The Royal Victoria Country Park is a country park in Netley, Hampshire, England, by the shores of Southampton Water. It comprises 200 acre of mature woodland and grassy parkland, as well as a small shingle beach. It was created in 1970 by Hampshire County Council, after the Royal Victoria Military Hospital that had previously occupied the site, was demolished.

All that remains of the hospital is the chapel, which acts as a heritage centre providing history of the hospital. It also has a 150 ft viewing tower, providing views over the park, and across Southampton Water to Hythe, and on a clear day, as far as Southampton itself.

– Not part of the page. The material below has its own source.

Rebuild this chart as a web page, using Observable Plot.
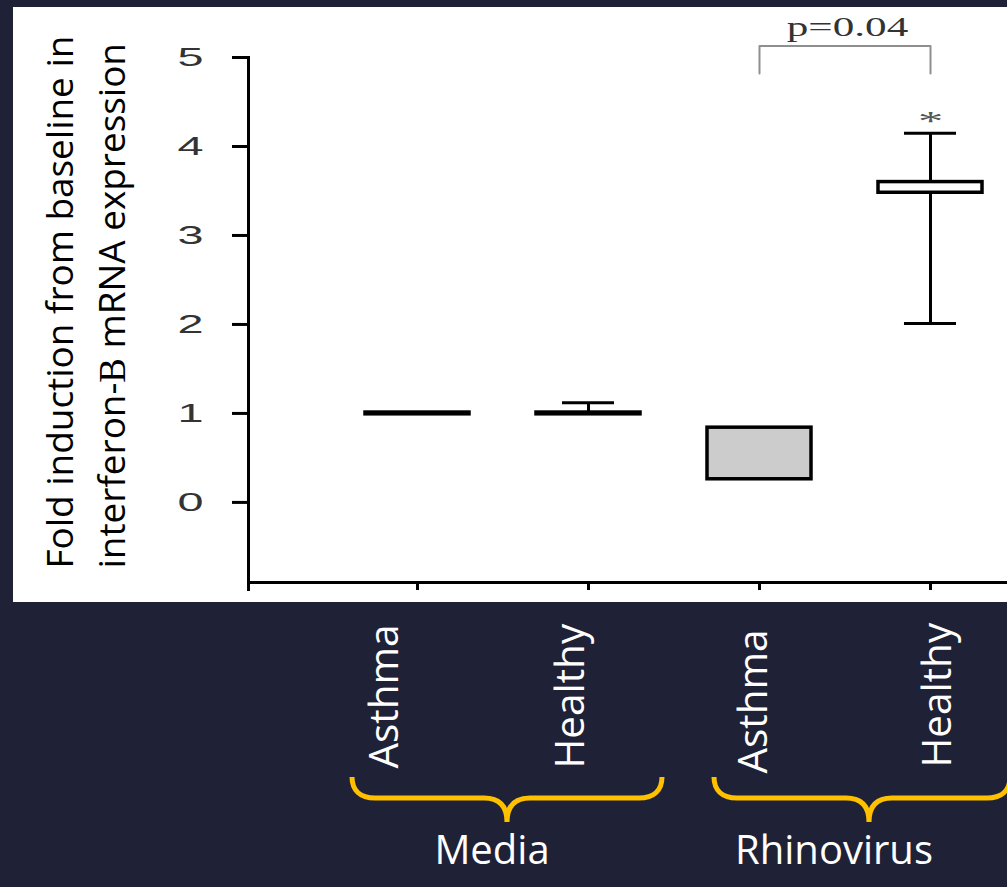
<!DOCTYPE html>
<html>
<head>
<meta charset="utf-8">
<script src="https://cdn.jsdelivr.net/npm/d3@7"></script>
<script src="https://cdn.jsdelivr.net/npm/@observablehq/plot@0.6"></script>
<style>
html, body { margin: 0; padding: 0; background: #1f2236; }
#wrap { position: relative; width: 1007px; height: 887px; overflow: hidden; background: #1f2236; }
#panel { position: absolute; left: 13px; top: 7px; width: 994px; height: 595px; background: #ffffff; }
#chart { position: absolute; left: 0; top: 0; }
</style>
</head>
<body>
<div id="wrap"><div id="panel"></div><div id="chart"></div></div>
<script>
// ---------------- data ----------------
const groups = ["Media", "Rhinovirus"];
const conditions = ["Asthma", "Healthy", "Asthma", "Healthy"];
const groupOf = ["Media", "Media", "Rhinovirus", "Rhinovirus"];
const q1 = [0.99, 0.99, 0.26, 3.48];
const q3 = [1.01, 1.01, 0.84, 3.60];
const whiskerLow = [null, null, null, 2.01];
const whiskerHigh = [null, 1.12, null, 4.15];
const significant = [false, false, false, true];
const yTicks = [0, 1, 2, 3, 4, 5];
const yDomain = [-0.9, 5];
const yTitle = ["Fold induction from baseline in", "interferon-B mRNA expression"];
const pLabel = "p=0.04";
const pBracket = [4.82, 5.13];
const sigMark = "*";

// ---------------- table ----------------
const keys = conditions.map((c, i) => `${groupOf[i]} ${c}`);
const boxes = keys.map((k, i) => ({
  key: k, condition: conditions[i], group: groupOf[i],
  q1: q1[i], q3: q3[i], lo: whiskerLow[i], hi: whiskerHigh[i], sig: significant[i]
}));
const groupData = groups.map(g => ({group: g, first: keys[groupOf.indexOf(g)]}));

// ---------------- layout ----------------
const W = 1007, H = 887;
const mLeft = 248, mTop = 57, mBottom = 305, mRight = 0;
const step = 171, padInner = 0.392, padOuter = 0.196;
const xStart = 331.5;
const xRange = [xStart, xStart + step * keys.length];
const bandW = step * (1 - padInner);
const capInset = (bandW - 52) / 2;

function fitSize(text, family, target) {
  const ctx = document.createElement("canvas").getContext("2d");
  ctx.font = `100px ${family}`;
  return 100 * target / ctx.measureText(text).width;
}
const sans = "'Open Sans'";
const serif = "'Liberation Serif', 'Times New Roman', serif";
const fsTitle = fitSize(yTitle[0], sans, 533);
const fsCat = fitSize("Asthma", sans, 144);
const fsGroup = fitSize("Rhinovirus", sans, 198);
const labelNudge = [[-20, 186], [-5, 186], [7, 191], [20, 185]];
const boxFill = k => k === "Rhinovirus Asthma" ? "#cccccc" : "#ffffff";

const marks = [
  Plot.ruleY([yDomain[0]], {stroke: "black", strokeWidth: 3}),
  Plot.frame({anchor: "left", stroke: "black", strokeWidth: 3, insetBottom: -7}),
  Plot.axisY({ticks: yTicks, tickFormat: d3.format("d"), tickSize: 16, tickPadding: 29, label: null,
    strokeWidth: 3, stroke: "black", fill: "#333", fontSize: 26, fontFamily: "'Liberation Sans', Arial"}),
  Plot.axisX({tickSize: 8, tickFormat: () => "", label: null, strokeWidth: 3, stroke: "black"}),
  // whiskers
  Plot.ruleX(boxes.filter(d => d.hi != null), {x: "key", y1: "q3", y2: "hi", stroke: "black", strokeWidth: 3}),
  Plot.ruleX(boxes.filter(d => d.lo != null), {x: "key", y1: "q1", y2: "lo", stroke: "black", strokeWidth: 3}),
  Plot.tickY(boxes.filter(d => d.hi != null), {x: "key", y: "hi", stroke: "black", strokeWidth: 3, insetLeft: capInset, insetRight: capInset}),
  Plot.tickY(boxes.filter(d => d.lo != null), {x: "key", y: "lo", stroke: "black", strokeWidth: 3, insetLeft: capInset, insetRight: capInset}),
  // boxes
  Plot.barY(boxes, {x: "key", y1: "q1", y2: "q3", fill: d => boxFill(d.key), stroke: "black", strokeWidth: 3.5}),
  // significance bracket
  Plot.line([
    {x: keys[2], y: pBracket[0]}, {x: keys[2], y: pBracket[1]},
    {x: keys[3], y: pBracket[1]}, {x: keys[3], y: pBracket[0]}
  ], {x: "x", y: "y", stroke: "#8f8f8f", strokeWidth: 2}),
  Plot.text([{x: keys[2], y: pBracket[1], t: pLabel}], {x: "x", y: "y", text: "t", dx: step / 2 + 2.5, dy: -10,
    lineAnchor: "bottom", fontFamily: serif, fontSize: 27, fill: "#333"}),
  Plot.text(boxes.filter(d => d.sig), {x: "key", y: "hi", text: () => sigMark, dy: -12,
    fontFamily: serif, fontSize: 28, fill: "#555"}),
  // y title
  Plot.text([yTitle.join("\n")], {frameAnchor: "bottom-left", rotate: -90, textAnchor: "start", lineAnchor: "bottom",
    lineHeight: 52 / fsTitle, dx: 124 - mLeft, dy: 568 - (H - mBottom), fontSize: fsTitle, fontFamily: sans, fill: "black"}),
  // category labels
  ...boxes.map((b, i) => Plot.text([b], {x: "key", text: "condition", frameAnchor: "bottom",
    dx: labelNudge[i][0], dy: labelNudge[i][1], rotate: -90, textAnchor: "start",
    fill: "white", fontSize: fsCat, fontFamily: sans})),
  // group labels
  Plot.text(groupData, {x: "first", text: "group", frameAnchor: "bottom", dx: step / 2 - 11, dy: 281,
    fill: "white", fontSize: fsGroup, fontFamily: sans})
];

const chart = Plot.plot({
  width: W, height: H,
  marginLeft: mLeft, marginTop: mTop, marginBottom: mBottom, marginRight: mRight,
  style: {background: "transparent", overflow: "visible", fontFamily: sans},
  x: {type: "band", domain: keys, range: xRange, paddingInner: padInner, paddingOuter: padOuter},
  y: {domain: yDomain},
  marks
});
document.getElementById("chart").appendChild(chart);

// ---------------- post-processing ----------------
const svg = d3.select(chart);
function stretch(sel, sx) {
  sel.each(function () {
    let t = this.getAttribute("transform");
    if (!t) {
      const x = +this.getAttribute("x") || 0, y = +this.getAttribute("y") || 0;
      this.removeAttribute("x"); this.removeAttribute("y");
      t = `translate(${x},${y})`;
    }
    this.setAttribute("transform", `${t} scale(${sx},1)`);
  });
}
const byText = s => svg.selectAll("text").filter(function () { return this.textContent === s; });
svg.selectAll('g[aria-label="y-axis tick label"] text')
  .style("font-size", "26px").style("font-family", "'Liberation Sans', Arial").style("fill", "#333");
svg.selectAll('g[aria-label="y-axis tick"]').attr("stroke-width", 3).attr("stroke", "black");
svg.selectAll('g[aria-label="x-axis tick"]').attr("stroke-width", 3).attr("stroke", "black");
stretch(svg.selectAll('g[aria-label="y-axis tick label"] text'), 1.8);
stretch(byText(pLabel), 1.6);
stretch(byText(sigMark), 1.8);

// serif "B" in the title
const marker = "interferon-";
svg.selectAll("text").each(function () {
  const nodes = Array.from(this.querySelectorAll("tspan"));
  const targets = nodes.length ? nodes : [this];
  targets.forEach(node => {
    const s = node.textContent;
    const i = s.indexOf(marker + "B");
    if (i < 0) return;
    const cut = i + marker.length;
    while (node.firstChild) node.removeChild(node.firstChild);
    const ns = "http://www.w3.org/2000/svg";
    const a = document.createElementNS(ns, "tspan"); a.textContent = s.slice(0, cut);
    const b = document.createElementNS(ns, "tspan"); b.textContent = "B";
    b.setAttribute("font-family", "Liberation Serif");
    b.style.fontFamily = "'Liberation Serif', serif";
    const c = document.createElementNS(ns, "tspan"); c.textContent = s.slice(cut + 1);
    node.appendChild(a); node.appendChild(b); node.appendChild(c);
  });
});

// curly braces under each group
const xs = chart.scale("x");
const center = k => xs.apply(k) + xs.bandwidth / 2;
const braceNudge = {Media: {l: -65, r: 74, tip: 4.5}, Rhinovirus: {l: -45, r: 80, tip: 24.5}};
const y0 = H - mBottom;
const yTop = y0 + 195, yMid = y0 + 216, yTip = y0 + 240;
groups.forEach(g => {
  const ks = keys.filter((k, i) => groupOf[i] === g);
  const c0 = center(ks[0]), c1 = center(ks[ks.length - 1]);
  const n = braceNudge[g];
  const x0 = c0 + n.l, x1 = c1 + n.r, tip = (c0 + c1) / 2 + n.tip;
  const r = 23;
  const p = d3.path();
  p.moveTo(x0, yTop);
  p.bezierCurveTo(x0, yTop + 13, x0 + 8, yMid, x0 + r, yMid);
  p.lineTo(tip - r, yMid);
  p.bezierCurveTo(tip - 8, yMid, tip, yMid + 8, tip, yTip);
  p.bezierCurveTo(tip, yMid + 8, tip + 8, yMid, tip + r, yMid);
  p.lineTo(x1 - r, yMid);
  p.bezierCurveTo(x1 - 8, yMid, x1, yTop + 13, x1, yTop);
  svg.append("path").attr("d", p.toString()).attr("fill", "none")
    .attr("stroke", "#ffc000").attr("stroke-width", 5);
});
</script>
</body>
</html>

The site also has a park office and tearooms. The building housing this was built using 100 different timbers from around the UK and British Empire. It was originally built in 1940 by the YMCA for entertainment, recreation and relaxation for staff and patients at the hospital.

==History==

In 1958, the vast majority of the hospital closed to patients.

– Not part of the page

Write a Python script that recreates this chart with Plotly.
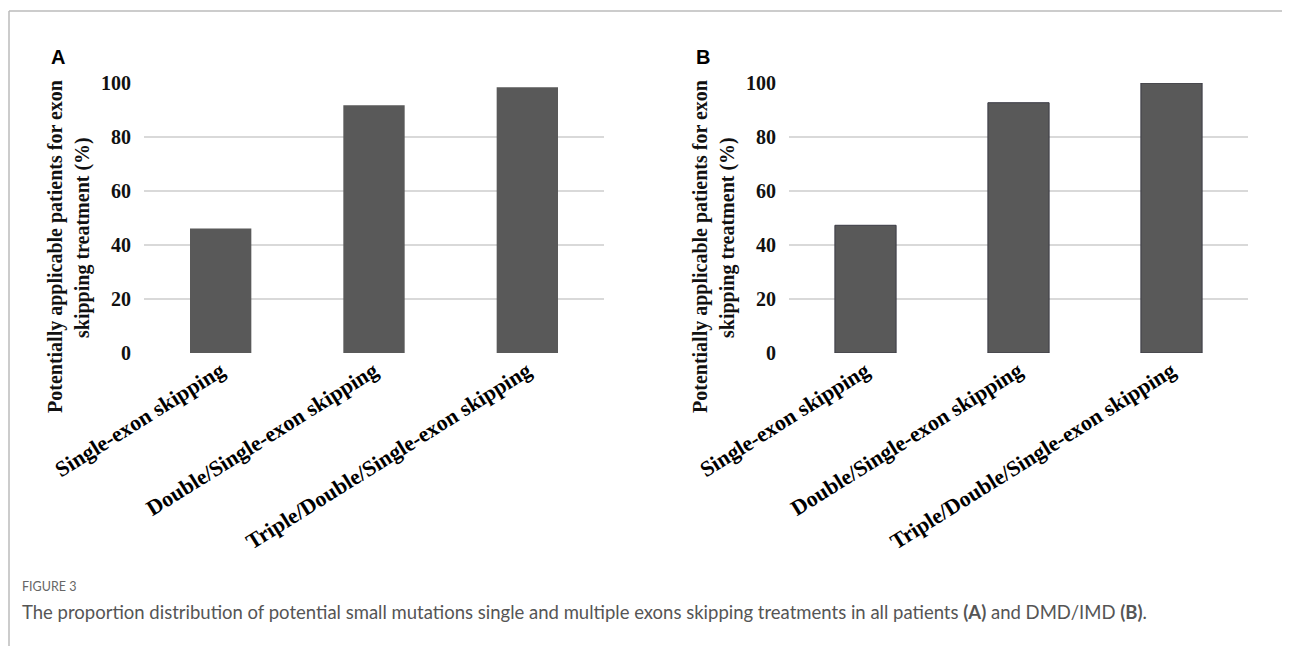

In 1966, the last part of the hospital was demolished, with the chapel being the only remnant of the former hospital. The foundation stone, laid by Queen Victoria was lifted in a special ceremony.

In 1978, the psychiatric hospital finally closed, with it bringing to an end hospital services on the site.

In 1979, the Hampshire County Council bought the site and it was opened as a country park in 1980.

In 2002, the park became grade II listed.

In January 2014 it was announced that a Heritage Lottery Fund grant of £102,000 would be used for restoring the chapel and revealing more detail of the former hospital.

==Royal Victoria Railway==

The Royal Victoria Railway runs for around 1 mi through Royal Victoria Country Park in Netley, Hampshire, England, with views of Southampton Water. It is run entirely by volunteers. The line is built to the popular gauge of and runs every weekend throughout the year and all school holidays.

==Netley Military Cemetery==
The Netley Military Cemetery to the rear of the hospital site, primarily for patients of the former hospital, is accessible to the public. Among those buried here are 636 Commonwealth service personnel who died in the First World War and 35 in the Second World War whose graves are maintained and registered by the Commonwealth War Graves Commission, who also care for the war graves of 69 Germans and 12 Belgians from the First and of one Polish soldier from the Second war.

==Hamble Rail Trail==
The park is the start and end point for the Hamble Rail Trail, a path that follows the Netley Hospital Branch Line out of the hospital, and then along a former BP oil tanker rail line. Once at the end, it follows the Solent Way back to the country park. The path in total is 4.5 miles (7.2 kilometres), with it having steel markers along the route.

The oil tanker line was constructed during the First World War to transport aircraft from Manchester to Hamble-le-Rice. A siding was built as part of the railway to serve the flying boat factory in Hamble. The line was not actually used during the war as hostilities ceased before it could be utilised; it was, however, purchased for the storage and transportation of oil to the BP oil terminal in Hamble. BP maintain the option of reopening the line, but it has not been used since 1986 when it transported crude oil from Wytch Farm in Dorset, a route which has since been replaced by a 56 mi pipeline.